Part III: The Stroke
- Slow, even strokes are key. Don’t rush – especially if you’re using a straight razor.
- Angle the razor at about 30 degrees for the best shave. (This is especially crucial for those using a straight razor, but still helpful for shaving with modern razors.)
- Apply minimal pressure. Let the blade do the work for you.
- Pull the skin taut. Once again, doing so creates the closest and smoothest shave. Say you’re shaving the right side of your face first – reach your left hand over your head and position your fingers at the cheekbones and pull the skin upwards gently. Continue shifting the left hand downwards until you finish shaving the right side. Repeat on the left side and on the neck.
- Try shaving in the direction of hair growth. Yes, shaving against the grain offers a closer, cleaner shave, but keep in mind that doing so exacerbates the likelihood of razor irritation. Shaving with the grain helps minimize, if not prevent, ingrown hairs as well as razor bumps and burns.
- That said, try multiple passes. Shave with the grain of the beard, then take the time to wash your face and re-lather with shaving cream. Then, shave across the grain for an even closer shave.
Part IV: Post-Shave Care
- Cleanse well. Be sure to rinse all shaving cream as any residue will dry out and irritate the skin.

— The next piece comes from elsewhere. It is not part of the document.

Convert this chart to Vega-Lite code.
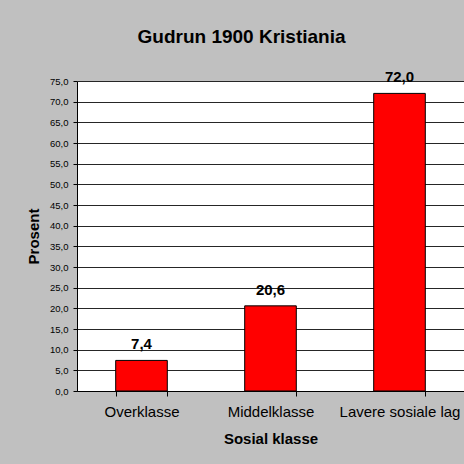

- Tone the skin. A gentle toner with Witch Hazel or Seaweed Extracts serves to soothe, disinfect and further cleanse the skin post-shave.
- Moisturize, moisturize, moisturize! Start with a serum to help maximize moisture retention and then apply your moisturizer and/or aftershave of choice. Restoring the skin’s natural moisture and protective barrier is key in keeping your complexion healthy.